About this role
Position: SRE Lead
Location: Toronto, ON (Onsite)
Employment Type: Full-Time
Total Experience: 10 + years
Job Summary:
We are seeking an experienced SRE Lead to drive reliability, observability, automation, and operational excellence across complex enterprise platforms. The ideal candidate will possess deep expertise in cloud-native and on-prem ecosystems, advanced observability practices, and large-scale transaction processing environments.
Roles & Responsibility:
· Lead and execute SRE roadmap initiatives, capability assessments, and reliability improvement programs.
· Design, implement, and optimize observability solutions across applications, infrastructure, platforms, and networks.
· Serve as the SME for Dynatrace, including DQL, Grail, Gen3 Dashboards, ActiveGate, SRG Workflows, and Business Events.
· Drive end-to-end troubleshooting and root cause analysis across distributed enterprise systems.
· Build and enhance monitoring frameworks leveraging Metrics, Events, Logs, and Traces (MELT).
· Implement SRE best practices, platform engineering capabilities, self-service tooling, and policy-as-code frameworks.

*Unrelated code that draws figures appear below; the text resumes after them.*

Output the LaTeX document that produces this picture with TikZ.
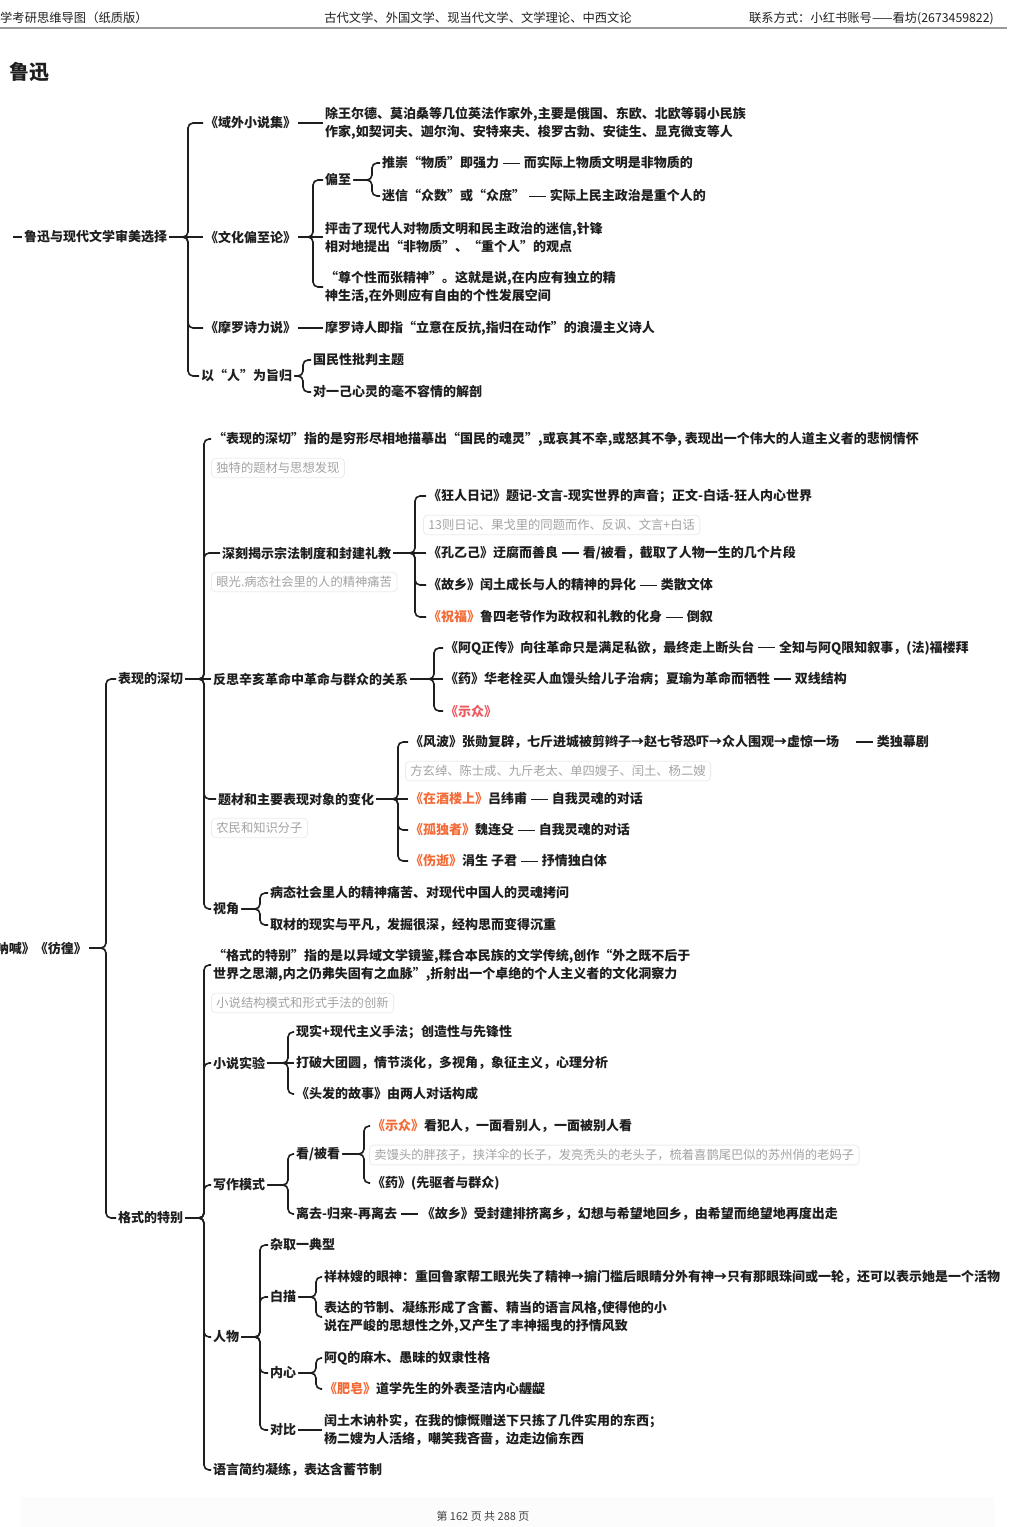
\documentclass[tikz,border=0pt]{standalone}
\usepackage{fontspec}
\setmainfont{Noto Sans CJK SC}
\usepackage{xcolor}
\usepackage{tikz}
\usetikzlibrary{positioning}

\definecolor{ink}{HTML}{1E1E1E}
\definecolor{hot}{HTML}{F26A36}
\definecolor{rd}{HTML}{EC5A5F}
\definecolor{note}{HTML}{A2A2A2}
\newcommand\hot[1]{\textcolor{hot}{#1}}
\newcommand\dashbar{\hspace{0.3em}\rule[0.3em]{1.3em}{1.5pt}\hspace{0.3em}}

\begin{document}
\begin{tikzpicture}[x=1pt, y=-1pt,
  tp/.style={anchor=west, inner sep=2pt, text=ink, align=left, font=\fontsize{13}{18}\selectfont\bfseries},
  nt/.style={anchor=west, inner xsep=5pt, inner ysep=4pt, rounded corners=4pt, draw=black!8, line width=0.8pt, text=note, font=\fontsize{12.3}{15}\selectfont},
  hd/.style={inner sep=0pt, text=ink, font=\fontsize{12.3}{14}\selectfont},
  link/.style={draw=ink, line width=1.6pt, rounded corners=5pt}]
\useasboundingbox (0,0) rectangle (1015,1527);
\fill[black!1] (20,1497) rectangle (995,1527);

% header and footer
\node[hd, anchor=west] (hdl) at (0,18) {学考研思维导图（纸质版）};
\node[hd] (hdm) at (478,18) {古代文学、外国文学、现当代文学、文学理论、中西文论};
\node[hd, anchor=east] (hdr) at (994,18) {联系方式：小红书账号——看坊(2673459822)};
\draw[black!40, line width=2pt] (0,28) -- (1007,28);
\node[anchor=west, inner sep=0pt, text=ink, font=\fontsize{20}{22}\selectfont\bfseries] (ttl) at (9,72) {鲁迅};
\node[hd, text=black!75, font=\fontsize{11}{13}\selectfont] (ftr) at (483,1516) {第 162 页 共 288 页};

% 鲁迅与现代文学审美选择
\coordinate (a0in) at (13,237);
\node[tp] (a0) at (22,237) {鲁迅与现代文学审美选择};
\node[tp] (a1) at (203,123) {《域外小说集》};
\node[tp] (a11) at (323,123) {除王尔德、莫泊桑等几位英法作家外,主要是俄国、东欧、北欧等弱小民族\\作家,如契诃夫、迦尔洵、安特来夫、梭罗古勃、安徒生、显克微支等人};
\node[tp] (a2) at (203,237) {《文化偏至论》};
\node[tp] (a21) at (323,180) {偏至};
\node[tp] (a211) at (380,163) {推崇“物质”即强力\dashbar 而实际上物质文明是非物质的};
\node[tp] (a212) at (380,196) {迷信“众数”或“众庶”\dashbar 实际上民主政治是重个人的};
\node[tp] (a22) at (323,237) {抨击了现代人对物质文明和民主政治的迷信,针锋\\相对地提出“非物质”、“重个人”的观点};
\node[tp] (a23) at (323,287) {“尊个性而张精神”。这就是说,在内应有独立的精\\神生活,在外则应有自由的个性发展空间};
\node[tp] (a3) at (203,328) {《摩罗诗力说》};
\node[tp] (a31) at (323,328) {摩罗诗人即指“立意在反抗,指归在动作”的浪漫主义诗人};
\node[tp] (a4) at (199,376) {以“人”为旨归};
\node[tp] (a41) at (311,360) {国民性批判主题};
\node[tp] (a42) at (311,392) {对一己心灵的毫不容情的解剖};

\draw[link] (a0in) -- (a0.west);
\coordinate (j0) at (188,237);
\foreach \n in {a1,a3,a4} \draw[link] (a0.east) -- (j0) |- (\n.west);
\draw[link] (a0.east) -- (a2.west);
\draw[link] (a1.east) -- (a11.west);
\coordinate (j2) at (313,237);
\foreach \n in {a21,a23} \draw[link] (a2.east) -- (j2) |- (\n.west);
\draw[link] (a2.east) -- (a22.west);
\coordinate (j21) at (372,180);
\foreach \n in {a211,a212} \draw[link] (a21.east) -- (j21) |- (\n.west);
\draw[link] (a3.east) -- (a31.west);
\coordinate (j4) at (303,376);
\foreach \n in {a41,a42} \draw[link] (a4.east) -- (j4) |- (\n.west);

% 《呐喊》《彷徨》
\node[tp, anchor=east] (b0) at (89,948) {《呐喊》《彷徨》};
\node[tp] (b1) at (116,679) {表现的深切};
\node[tp] (b11) at (211,439) {“表现的深切”指的是穷形尽相地描摹出“国民的魂灵”,或哀其不幸,或怒其不争, 表现出一个伟大的人道主义者的悲悯情怀};
\node[nt] (n11) at (211,468) {独特的题材与思想发现};
\node[tp] (b12) at (220,553) {深刻揭示宗法制度和封建礼教};
\node[nt] (n12) at (211,582) {眼光.病态社会里的人的精神痛苦};
\node[tp] (b121) at (426,496) {《狂人日记》题记-文言-现实世界的声音；正文-白话-狂人内心世界};
\node[nt] (n121) at (423,525) {13则日记、果戈里的同题而作、反讽、文言+白话};
\node[tp] (b122) at (426,553) {《孔乙己》迂腐而善良\dashbar 看/被看，截取了人物一生的几个片段};
\node[tp] (b123) at (426,585) {《故乡》闰土成长与人的精神的异化\dashbar 类散文体};
\node[tp] (b124) at (426,617) {\hot{《祝福》}鲁四老爷作为政权和礼教的化身\dashbar 倒叙};
\node[tp] (b13) at (211,679) {反思辛亥革命中革命与群众的关系};
\node[tp] (b131) at (443,648) {《阿Q正传》向往革命只是满足私欲，最终走上断头台\dashbar 全知与阿Q限知叙事，(法)福楼拜};
\node[tp] (b132) at (443,679) {《药》华老栓买人血馒头给儿子治病；夏瑜为革命而牺牲\dashbar 双线结构};
\node[tp] (b133) at (443,711) {\textcolor{rd}{《示众》}};
\node[tp] (b14) at (216,799) {题材和主要表现对象的变化};
\node[nt] (n14) at (211,828) {农民和知识分子};
\node[tp] (b141) at (408,742) {《风波》张勋复辟，七斤进城被剪辫子→赵七爷恐吓→众人围观→虚惊一场\quad\dashbar 类独幕剧};
\node[nt] (n141) at (405,771) {方玄绰、陈士成、九斤老太、单四嫂子、闰土、杨二嫂};
\node[tp] (b142) at (408,799) {\hot{《在酒楼上》}吕纬甫\dashbar 自我灵魂的对话};
\node[tp] (b143) at (408,830) {\hot{《孤独者》}魏连殳\dashbar 自我灵魂的对话};
\node[tp] (b144) at (408,861) {\hot{《伤逝》}涓生 子君\dashbar 抒情独白体};
\node[tp] (b15) at (211,909) {视角};
\node[tp] (b151) at (268,893) {病态社会里人的精神痛苦、对现代中国人的灵魂拷问};
\node[tp] (b152) at (268,925) {取材的现实与平凡，发掘很深，经构思而变得沉重};

\node[tp] (b2) at (116,1218) {格式的特别};
\node[tp] (b21) at (211,965) {“格式的特别”指的是以异域文学镜鉴,糅合本民族的文学传统,创作“外之既不后于\\世界之思潮,内之仍弗失固有之血脉”,折射出一个卓绝的个人主义者的文化洞察力};
\node[nt] (n21) at (211,1003) {小说结构模式和形式手法的创新};
\node[tp] (b22) at (211,1063) {小说实验};
\node[tp] (b221) at (294,1032) {现实+现代主义手法；创造性与先锋性};
\node[tp] (b222) at (294,1063) {打破大团圆，情节淡化，多视角，象征主义，心理分析};
\node[tp] (b223) at (294,1094) {《头发的故事》由两人对话构成};
\node[tp] (b23) at (211,1185) {写作模式};
\node[tp] (b231) at (294,1154) {看/被看};
\node[tp] (b2311) at (370,1126) {\hot{《示众》}看犯人，一面看别人，一面被别人看};
\node[nt] (n2311) at (369,1155) {卖馒头的胖孩子，挟洋伞的长子，发亮秃头的老头子，梳着喜鹊尾巴似的苏州俏的老妈子};
\node[tp] (b2312) at (370,1183) {《药》(先驱者与群众)};
\node[tp] (b232) at (294,1214) {离去-归来-再离去\dashbar 《故乡》受封建排挤离乡，幻想与希望地回乡，由希望而绝望地再度出走};
\node[tp] (b24) at (211,1337) {人物};
\node[tp] (b241) at (268,1245) {杂取一典型};
\node[tp] (b242) at (268,1297) {白描};
\node[tp] (b2421) at (322,1277) {祥林嫂的眼神：重回鲁家帮工眼光失了精神→掮门槛后眼睛分外有神→只有那眼珠间或一轮，还可以表示她是一个活物};
\node[tp] (b2422) at (322,1317) {表达的节制、凝练形成了含蓄、精当的语言风格,使得他的小\\说在严峻的思想性之外,又产生了丰神摇曳的抒情风致};
\node[tp] (b243) at (268,1373) {内心};
\node[tp] (b2431) at (322,1358) {阿Q的麻木、愚昧的奴隶性格};
\node[tp] (b2432) at (322,1389) {\hot{《肥皂》}道学先生的外表圣洁内心龌龊};
\node[tp] (b244) at (268,1430) {对比};
\node[tp] (b2441) at (322,1430) {闰土木讷朴实，在我的慷慨赠送下只拣了几件实用的东西；\\杨二嫂为人活络，嘲笑我吝啬，边走边偷东西};
\node[tp] (b25) at (211,1470) {语言简约凝练，表达含蓄节制};

\coordinate (k0) at (106,948);
\foreach \n in {b1,b2} \draw[link] (b0.east) -- (k0) |- (\n.west);
\coordinate (k1) at (204,679);
\foreach \n in {b11,b12,b14,b15} \draw[link] (b1.east) -- (k1) |- (\n.west);
\draw[link] (b1.east) -- (b13.west);
\coordinate (k12) at (415,553);
\foreach \n in {b121,b123,b124} \draw[link] (b12.east) -- (k12) |- (\n.west);
\draw[link] (b12.east) -- (b122.west);
\coordinate (k13) at (434,679);
\foreach \n in {b131,b133} \draw[link] (b13.east) -- (k13) |- (\n.west);
\draw[link] (b13.east) -- (b132.west);
\coordinate (k14) at (398,799);
\foreach \n in {b141,b143,b144} \draw[link] (b14.east) -- (k14) |- (\n.west);
\draw[link] (b14.east) -- (b142.west);
\coordinate (k15) at (260,909);
\foreach \n in {b151,b152} \draw[link] (b15.east) -- (k15) |- (\n.west);
\coordinate (k2) at (204,1218);
\foreach \n in {b21,b22,b23,b24,b25} \draw[link] (b2.east) -- (k2) |- (\n.west);
\coordinate (k22) at (288,1063);
\foreach \n in {b221,b223} \draw[link] (b22.east) -- (k22) |- (\n.west);
\draw[link] (b22.east) -- (b222.west);
\coordinate (k23) at (288,1185);
\foreach \n in {b231,b232} \draw[link] (b23.east) -- (k23) |- (\n.west);
\coordinate (k231) at (364,1154);
\foreach \n in {b2311,b2312} \draw[link] (b231.east) -- (k231) |- (\n.west);
\coordinate (k24) at (260,1337);
\foreach \n in {b241,b242,b243,b244} \draw[link] (b24.east) -- (k24) |- (\n.west);
\coordinate (k242) at (316,1297);
\foreach \n in {b2421,b2422} \draw[link] (b242.east) -- (k242) |- (\n.west);
\coordinate (k243) at (316,1373);
\foreach \n in {b2431,b2432} \draw[link] (b243.east) -- (k243) |- (\n.west);
\draw[link] (b244.east) -- (b2441.west);
\end{tikzpicture}
\end{document}
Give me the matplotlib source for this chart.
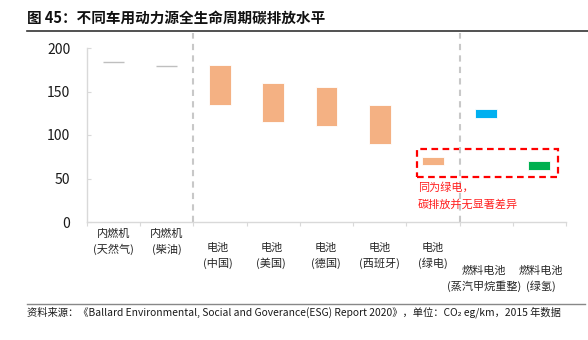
import numpy as np
import matplotlib
matplotlib.use("Agg")
import matplotlib.pyplot as plt
from matplotlib.patches import Rectangle
from matplotlib.lines import Line2D

plt.rcParams['font.family'] = ['Noto Sans CJK SC', 'DejaVu Sans']

# data (CO2 eg/km, low / high of each range)
labels = ["内燃机\n(天然气)", "内燃机\n(柴油)", "电池\n(中国)", "电池\n(美国)",
          "电池\n(德国)", "电池\n(西班牙)", "电池\n(绿电)",
          "燃料电池\n(蒸汽甲烷重整)", "燃料电池\n(绿氢)"]
low = [184, 179, 135, 115, 110, 90, 65, 120, 60]
high = [184, 179, 180, 160, 155, 135, 75, 130, 70]
colors = ["#BFBFBF", "#BFBFBF", "#F4B183", "#F4B183", "#F4B183", "#F4B183",
          "#F4B183", "#00B0F0", "#00B050"]
label_drop = [12, 12, 26, 26, 26, 26, 26, 49, 49]   # px below axis, first line
label_shift = [0, 0, -2, -2, -1, 0, 0, -2, 1]        # px, small horizontal nudges

W, H = 588, 340
fig = plt.figure(figsize=(W / 100, H / 100), dpi=100)
ax = fig.add_axes([87 / W, 1 - 222 / H, (566 - 87) / W, (222 - 48) / H])

x = np.arange(len(labels))
low = np.array(low)
high = np.array(high)
for i in x:
    if high[i] == low[i]:
        ax.hlines(low[i], i - 0.2, i + 0.2, color=colors[i], lw=1)
    else:
        ax.bar(i, high[i] - low[i], bottom=low[i], width=0.41, color=colors[i],
               edgecolor="white", linewidth=0.6)

ax.set_xlim(-0.5, len(labels) - 0.5)
ax.set_ylim(0, 200)
ax.set_yticks([0, 50, 100, 150, 200])
ax.set_xticks(np.arange(-0.5, len(labels), 1))
ax.set_xticklabels([])
ax.tick_params(axis="x", length=3, color="#D9D9D9", direction="out")
ax.tick_params(axis="y", length=3, color="#D9D9D9", direction="in",
               labelsize=10, labelcolor="#1a1a1a", pad=12)
for s in ["top", "right"]:
    ax.spines[s].set_visible(False)
for s in ["left", "bottom"]:
    ax.spines[s].set_color("#D9D9D9")
    ax.spines[s].set_linewidth(1)

# category labels, each line placed on its own
for i, lab in enumerate(labels):
    for k, line in enumerate(lab.split("\n")):
        ax.annotate(line, xy=(i, 0), xycoords=("data", "axes fraction"),
                    xytext=(label_shift[i], -label_drop[i] - 15 * k),
                    textcoords="offset pixels", ha="center", va="center",
                    fontsize=8, color="#262626", annotation_clip=False)

# separators
for xs in [1.5, 6.5]:
    ax.plot([xs, xs], [0, 217], color="#C8C8C8", lw=1.5, ls=(0, (3, 2.5)),
            clip_on=False)

# highlight box
ax.add_patch(Rectangle((5.70, 52), 8.35 - 5.70, 84 - 52, fill=False,
                       edgecolor="#FF0000", lw=1.6, ls=(0, (3, 2)), clip_on=False))
ax.text(5.72, 40, "同为绿电，", color="#FF2020", fontsize=8, va="center", ha="left")
ax.text(5.72, 20.7, "碳排放并无显著差异", color="#FF2020", fontsize=8,
        va="center", ha="left")

# title, rules and source
fig.text(27 / W, 1 - 18 / H, "图 45：不同车用动力源全生命周期碳排放水平",
         fontsize=10.5, fontweight="bold", va="center", ha="left", color="#111111")
fig.add_artist(Line2D([27 / W, 1.0], [1 - 30.5 / H] * 2, color="#333333", lw=1.2))
fig.add_artist(Line2D([27 / W, 585 / W], [1 - 304 / H] * 2, color="#888888", lw=1))
fig.text(27 / W, 1 - 312 / H,
         "资料来源：《Ballard Environmental, Social and Goverance(ESG) Report 2020》，"
         "单位：CO₂ eg/km，2015 年数据",
         fontsize=7.4, va="center", ha="left", color="#1a1a1a")

fig.savefig("out.png", dpi=100)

· Develop automation solutions using Python, Node.js, AWS Lambda, ECS, and backend integrations.
· Establish cloud observability standards across AWS services including CloudWatch, API Gateway, Lambda, and Application Signals.
· Design monitoring strategies for highly integrated enterprise and financial systems, including middleware and AI-driven platforms.
Required Skills & Qualifications:
· 10+ years of experience in Site Reliability Engineering, Production Support, Platform Engineering, or Observability Engineering.
· Strong expertise in Dynatrace and enterprise observability platforms.
· Hands-on experience with AWS cloud services and monitoring ecosystems.
· Proficiency in Python and/or Node.js for automation and operational tooling.
· Deep understanding of distributed systems, performance engineering, and reliability practices.
· Experience supporting large-scale financial services or other mission-critical enterprise environments.
· Strong leadership, stakeholder management, and strategic planning capabilities.
Preferred Qualifications:
· Experience with IBM DataPower, API platforms, and enterprise integration technologies.
· Knowledge of Google SRE principles and modern platform engineering practices.
· Experience monitoring AI/ML-driven applications and services.